# Double Attribute in ManangedBean 0.0



## navino (17. Mai 2011)

Hallo,

ich hab ein Problem mit Double-Attributen in der ManagedBean. Und zwar werden nach Aufrufen einer Speichern-Methode in der ManagedBean das Attribut mit 0.0 belegt, und auch in der <H:inputText> angezeigt. Wie kann ich das abstellen? Benutze ja einen groß-Double um zwischen 0 und null unterscheiden zu können.

Gruß
navino


----------



## F.S.WhiTeY (17. Mai 2011)

nich so viele informationen, deine post quillt ja nur so vor Code über !


----------



## navino (17. Mai 2011)

F.S.WhiTeY hat gesagt.:


> nich so viele informationen, deine post quillt ja nur so vor Code über !



Hallo,

eine Java-Klasse mit einen Attribut vom Typ der Klasse Double.

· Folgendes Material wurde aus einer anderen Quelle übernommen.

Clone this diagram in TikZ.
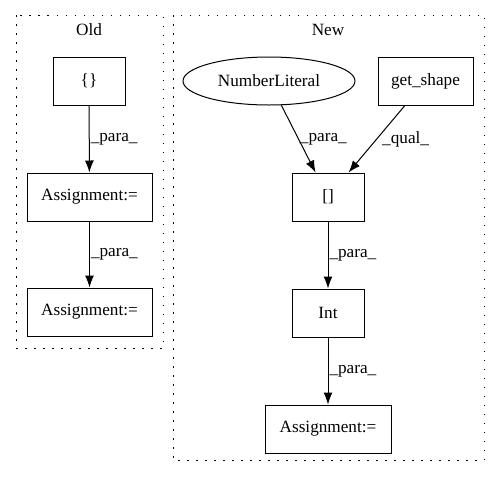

In dieser Klasse ein save() welches durch einen commandButton auf einer xhtml-Seite aufgerufen wird.
Das ganze heißt dann ManagedBean weil das bei JavaServerFaces halt so heißt.
Java ist so abstrakt, das ich denke das man sich das ohne weiteres vorstellen kann.

Gruß
navino


----------



## maki (17. Mai 2011)

> Wie kann ich das abstellen?


Mit Double gar nicht.

Müsstes einen String nehmen, und falls er einen Wert anders als "" hat diesen Wert in einen Double umwandeln, und umgekehrt.


----------



## F.S.WhiTeY (17. Mai 2011)

navino hat gesagt.:


> Hallo,
> 
> In dieser Klasse ein save() welches durch einen commandButton auf einer xhtml-Seite aufgerufen wird.
> Das ganze heißt dann ManagedBean weil das bei JavaServerFaces halt so heißt.
> Java ist so abstrakt, das ich denke das man sich das ohne weiteres vorstellen kann.

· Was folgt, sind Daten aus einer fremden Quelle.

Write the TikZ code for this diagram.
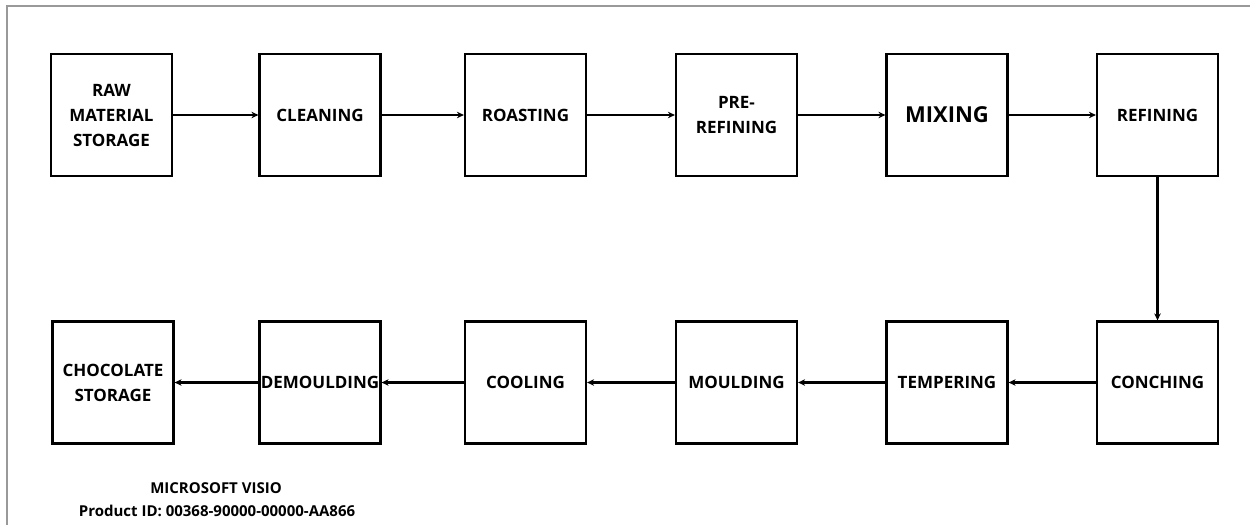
\documentclass[tikz,border=0pt]{standalone}
\usepackage{fontspec}
\setmainfont{Open Sans}
\usetikzlibrary{arrows.meta}
\begin{document}
\begin{tikzpicture}[x=1pt,y=-1pt,
  stagebox/.style={draw=black,line width=2.2pt,rectangle,minimum width=121pt,minimum height=122pt,
    inner sep=0pt,align=center,font=\fontsize{17}{25}\selectfont\bfseries},
  flow/.style={line width=2.2pt,-{Stealth[length=7pt,width=6.5pt]}},
  frameline/.style={draw=black!40,line width=1.2pt},
  note/.style={font=\fontsize{15}{18}\selectfont\bfseries,inner sep=0pt}]
\useasboundingbox (0,0) rectangle (1250,525);
\draw[frameline] (1250,6) -- (7,6) -- (7,525);
% top row
\node[stagebox] (raw) at (111.5,115) {RAW\\MATERIAL\\STORAGE};
\node[stagebox] (clean) at (320,115) {CLEANING};
\node[stagebox] (roast) at (525.5,115) {ROASTING};
\node[stagebox] (pre) at (736.5,115) {PRE-\\REFINING};
\node[stagebox,font=\fontsize{22}{26}\selectfont\bfseries] (mix) at (947,115) {MIXING};
\node[stagebox] (ref) at (1157.5,115) {REFINING};
% bottom row
\node[stagebox] (conch) at (1157.5,382.5) {CONCHING};
\node[stagebox] (temp) at (947,382.5) {TEMPERING};
\node[stagebox] (mould) at (736.5,382.5) {MOULDING};
\node[stagebox] (cool) at (525.5,382.5) {COOLING};
\node[stagebox] (demould) at (320,382.5) {DEMOULDING};
\node[stagebox] (choc) at (113,382.5) {CHOCOLATE\\STORAGE};
% connectors
\draw[flow] (raw) -- (clean);
\draw[flow] (clean) -- (roast);
\draw[flow] (roast) -- (pre);
\draw[flow] (pre) -- (mix);
\draw[flow] (mix) -- (ref);
\draw[flow] (ref) -- (conch);
\draw[flow] (conch) -- (temp);
\draw[flow] (temp) -- (mould);
\draw[flow] (mould) -- (cool);
\draw[flow] (cool) -- (demould);
\draw[flow] (demould) -- (choc);
% notes
\node[note] (visio) at (216,488) {MICROSOFT VISIO};
\node[note] (pid) at (217,511) {Product ID: 00368-90000-00000-AA866};
\end{tikzpicture}
\end{document}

Was ne bean is wusste ich auch vorher und wie die funktioniert, wusste ich auch. aber nicht jeder versteht ohne codebeispiel was du willst.


----------



## navino (18. Mai 2011)

maki hat gesagt.:


> Mit Double gar nicht.
> 
> Müsstes einen String nehmen, und falls er einen Wert anders als "" hat diesen Wert in einen Double umwandeln, und umgekehrt.



Hallo,

so habe ich es jetzt gemacht. Die Sache ist aber unschön, da ich so einen schönen
<f:convertNumber  maxFractionDigits="2" maxIntegerDigits="5"  locale="#{request.locale}"/> benutze, der dann mit der richtigen Locale auch ein '.' gegen ein Komma  tauscht.... Alles wäre so, wie ich es benötige, nur es muss halt auch null geben können.
Leider schlägt hier irgendwo das Autoboxing zu....

Gruß
navino


----------



## maki (18. Mai 2011)

Unschön ja, ist ja auch unüblich 
Obwohl, so unschön ist das gar nicht.

Ein double/Double soll eben eine Fliesskommazahl darstellen, null ist ein Wert mit dem man da normalerweise nix anfangen kann.
Könntest dir ja deinen eigenen Konverter basteln.


----------